■ WRITTEN PROBLEM ■
Copy exactly the lines from the start of the material through the line with "yticks = [0, 1, 2, 3, 4, 5, 6]". Pictures stay out of the copy.

■ INFORMATION SUPPLIED ■
========

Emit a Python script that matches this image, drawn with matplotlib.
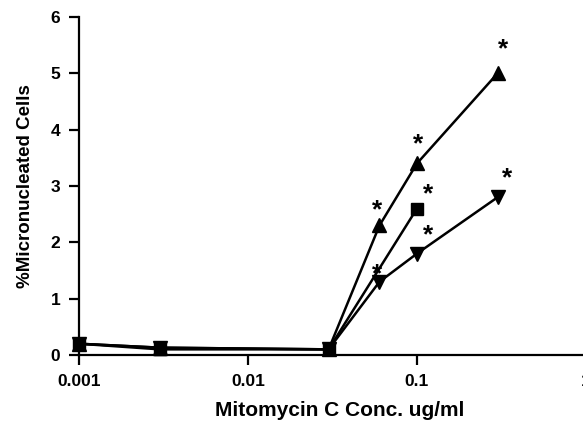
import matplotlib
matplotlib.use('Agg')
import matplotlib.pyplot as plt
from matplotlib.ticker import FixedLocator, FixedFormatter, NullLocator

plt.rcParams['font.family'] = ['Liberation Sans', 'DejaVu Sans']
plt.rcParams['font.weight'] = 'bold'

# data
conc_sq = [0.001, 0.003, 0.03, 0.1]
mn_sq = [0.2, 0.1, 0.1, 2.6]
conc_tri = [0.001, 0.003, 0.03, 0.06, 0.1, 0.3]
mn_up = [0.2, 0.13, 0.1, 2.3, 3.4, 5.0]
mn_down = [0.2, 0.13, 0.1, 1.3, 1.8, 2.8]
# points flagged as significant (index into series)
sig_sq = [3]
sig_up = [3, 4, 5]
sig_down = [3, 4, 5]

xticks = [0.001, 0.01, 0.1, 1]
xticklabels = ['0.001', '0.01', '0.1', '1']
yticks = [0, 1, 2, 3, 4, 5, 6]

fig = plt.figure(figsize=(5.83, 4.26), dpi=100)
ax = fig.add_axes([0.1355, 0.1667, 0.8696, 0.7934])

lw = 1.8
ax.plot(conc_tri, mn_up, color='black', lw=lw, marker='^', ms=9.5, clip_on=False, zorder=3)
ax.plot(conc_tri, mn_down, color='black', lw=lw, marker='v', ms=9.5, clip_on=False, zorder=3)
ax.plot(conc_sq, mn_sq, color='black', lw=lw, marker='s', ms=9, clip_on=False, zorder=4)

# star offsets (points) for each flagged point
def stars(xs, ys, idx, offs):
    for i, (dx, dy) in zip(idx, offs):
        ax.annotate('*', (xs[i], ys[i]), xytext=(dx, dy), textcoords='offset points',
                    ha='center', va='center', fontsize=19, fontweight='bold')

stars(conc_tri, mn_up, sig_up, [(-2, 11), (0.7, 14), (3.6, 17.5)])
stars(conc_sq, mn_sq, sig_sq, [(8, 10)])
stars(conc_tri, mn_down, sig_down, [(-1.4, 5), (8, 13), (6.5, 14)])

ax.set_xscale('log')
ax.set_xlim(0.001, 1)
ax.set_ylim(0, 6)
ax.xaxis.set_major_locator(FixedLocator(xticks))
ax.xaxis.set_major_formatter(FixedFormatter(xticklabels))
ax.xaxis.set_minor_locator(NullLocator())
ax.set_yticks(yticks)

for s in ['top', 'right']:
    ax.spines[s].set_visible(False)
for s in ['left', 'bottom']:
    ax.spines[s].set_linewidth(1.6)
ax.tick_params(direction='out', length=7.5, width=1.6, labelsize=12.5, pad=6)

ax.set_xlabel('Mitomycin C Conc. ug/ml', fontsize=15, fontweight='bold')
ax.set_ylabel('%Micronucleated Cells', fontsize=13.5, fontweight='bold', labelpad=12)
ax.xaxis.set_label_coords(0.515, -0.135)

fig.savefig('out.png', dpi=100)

========

■ RESPONSE ■
Emit a Python script that matches this image, drawn with matplotlib.
import matplotlib
matplotlib.use('Agg')
import matplotlib.pyplot as plt
from matplotlib.ticker import FixedLocator, FixedFormatter, NullLocator

plt.rcParams['font.family'] = ['Liberation Sans', 'DejaVu Sans']
plt.rcParams['font.weight'] = 'bold'

# data
conc_sq = [0.001, 0.003, 0.03, 0.1]
mn_sq = [0.2, 0.1, 0.1, 2.6]
conc_tri = [0.001, 0.003, 0.03, 0.06, 0.1, 0.3]
mn_up = [0.2, 0.13, 0.1, 2.3, 3.4, 5.0]
mn_down = [0.2, 0.13, 0.1, 1.3, 1.8, 2.8]
# points flagged as significant (index into series)
sig_sq = [3]
sig_up = [3, 4, 5]
sig_down = [3, 4, 5]

xticks = [0.001, 0.01, 0.1, 1]
xticklabels = ['0.001', '0.01', '0.1', '1']
yticks = [0, 1, 2, 3, 4, 5, 6]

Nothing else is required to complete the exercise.